> **Requirement**
Omit pictures and quote the listing below line by line, from its start through the line that holds "(bus) at (1071,145);".

> **Collected data**
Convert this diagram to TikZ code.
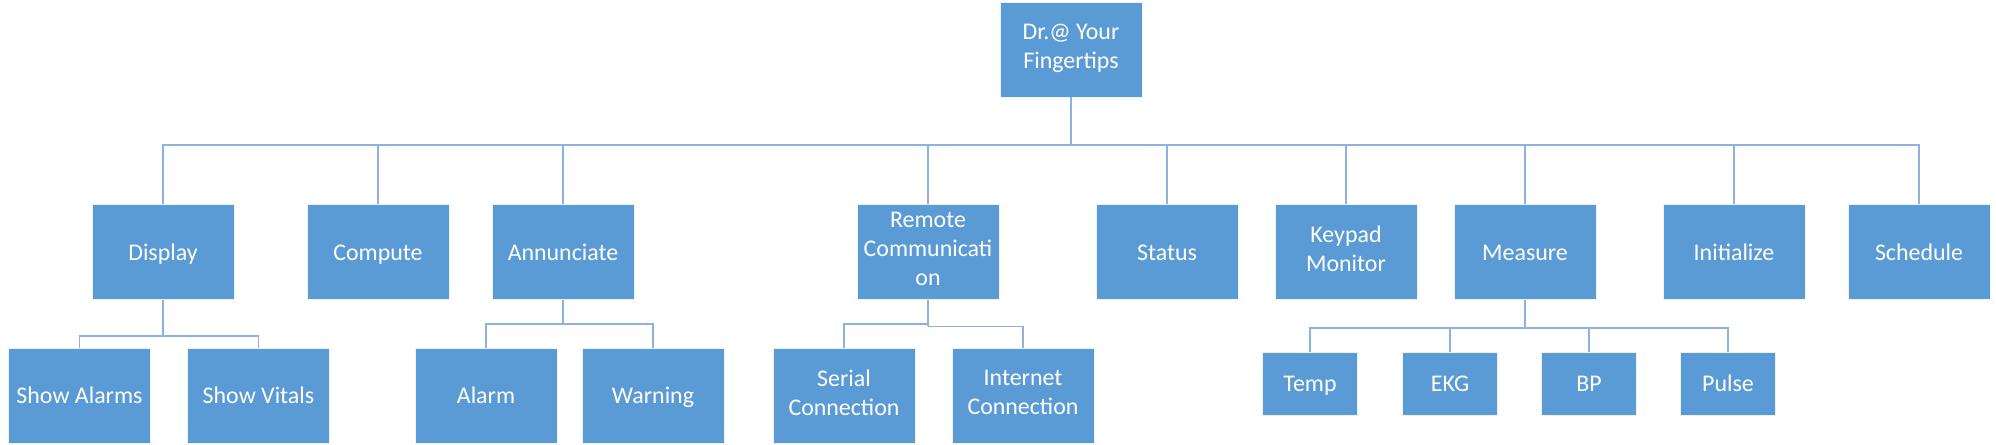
\documentclass[tikz,border=0pt]{standalone}
\usepackage{fontspec}
\setmainfont{Carlito}
\definecolor{boxblue}{RGB}{91,155,213}
\definecolor{edgeblue}{RGB}{236,242,250}
\definecolor{lineblue}{RGB}{140,178,222}
\newcommand{\boxstrut}{\rule[-0.21\baselineskip]{0pt}{\baselineskip}}
\tikzset{
  box/.style={rectangle, fill=boxblue, draw=edgeblue, line width=0.4pt, text=white,
    minimum width=2.84cm, minimum height=1.9cm, inner sep=1pt, align=center,
    font=\fontsize{13.6}{16.6}\selectfont,
    execute at begin node=\boxstrut, execute at end node=\boxstrut},
  smallbox/.style={box, minimum width=1.9cm, minimum height=1.26cm},
  link/.style={draw=lineblue, line width=1.1pt}
}
\begin{document}
\begin{tikzpicture}[x=0.02cm, y=-0.02cm]
  \useasboundingbox (0,0) rectangle (1996,445);

  % root
  \node[box] (root) at (1071,49.5) {Dr.@ Your\\Fingertips};
  \coordinate (bus) at (1071,145);

  % first level
  \node[box] (display)    at (163,252)  {Display};
  \node[box] (compute)    at (378,252)  {Compute};
  \node[box] (annunciate) at (563,252)  {Annunciate};
  \node[box] (remote)     at (928,252)  {Remote\\Communicati\\on};
  \node[box] (status)     at (1167,252) {Status};
  \node[box] (keypad)     at (1346,252) {Keypad\\Monitor};
  \node[box] (measure)    at (1525,252) {Measure};
  \node[box] (initialize) at (1734,252) {Initialize};
  \node[box] (schedule)   at (1919,252) {Schedule};

  \draw[link] (root.south) -- (bus);
  \foreach \n in {display,compute,annunciate,remote,status,keypad,measure,initialize,schedule}
    \draw[link] (bus) -| (\n.north);

  % display
  \node[box] (showalarms) at (79.5,395.5)  {Show Alarms};
  \node[box] (showvitals) at (258.5,395.5) {Show Vitals};
  \coordinate (dispbus) at (163,336);
  \draw[link] (display.south) -- (dispbus);
  \draw[link] (dispbus) -| (showalarms.north);
  \draw[link] (dispbus) -| (showvitals.north);

  % annunciate
  \node[box] (alarm)   at (486,395.5) {Alarm};
  \node[box] (warning) at (653,395.5) {Warning};
  \coordinate (annbus) at (563,324);
  \draw[link] (annunciate.south) -- (annbus);
  \draw[link] (annbus) -| (alarm.north);
  \draw[link] (annbus) -| (warning.north);

  % remote communication
  \node[box] (serial)   at (844,395.5)  {Serial\\Connection};
  \node[box] (internet) at (1023,395.5) {Internet\\Connection};
  \coordinate (rembus) at (928,324);
  \coordinate (rembusb) at (928,326.5);
  \draw[link] (remote.south) -- (rembusb);
  \draw[link] (rembus) -| (serial.north);
  \draw[link] (rembusb) -| (internet.north);

  % measure
  \node[smallbox] (temp)  at (1310,383.5) {Temp};
  \node[smallbox] (ekg)   at (1450,383.5) {EKG};
  \node[smallbox] (bp)    at (1589,383.5) {BP};
  \node[smallbox] (pulse) at (1728,383.5) {Pulse};
  \coordinate (measbus) at (1525,328);
  \draw[link] (measure.south) -- (measbus);
  \foreach \n in {temp,ekg,bp,pulse}
    \draw[link] (measbus) -| (\n.north);
\end{tikzpicture}
\end{document}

> **Solution to this exercise**
Convert this diagram to TikZ code.
\documentclass[tikz,border=0pt]{standalone}
\usepackage{fontspec}
\setmainfont{Carlito}
\definecolor{boxblue}{RGB}{91,155,213}
\definecolor{edgeblue}{RGB}{236,242,250}
\definecolor{lineblue}{RGB}{140,178,222}
\newcommand{\boxstrut}{\rule[-0.21\baselineskip]{0pt}{\baselineskip}}
\tikzset{
  box/.style={rectangle, fill=boxblue, draw=edgeblue, line width=0.4pt, text=white,
    minimum width=2.84cm, minimum height=1.9cm, inner sep=1pt, align=center,
    font=\fontsize{13.6}{16.6}\selectfont,
    execute at begin node=\boxstrut, execute at end node=\boxstrut},
  smallbox/.style={box, minimum width=1.9cm, minimum height=1.26cm},
  link/.style={draw=lineblue, line width=1.1pt}
}
\begin{document}
\begin{tikzpicture}[x=0.02cm, y=-0.02cm]
  \useasboundingbox (0,0) rectangle (1996,445);

  % root
  \node[box] (root) at (1071,49.5) {Dr.@ Your\\Fingertips};
  \coordinate (bus) at (1071,145);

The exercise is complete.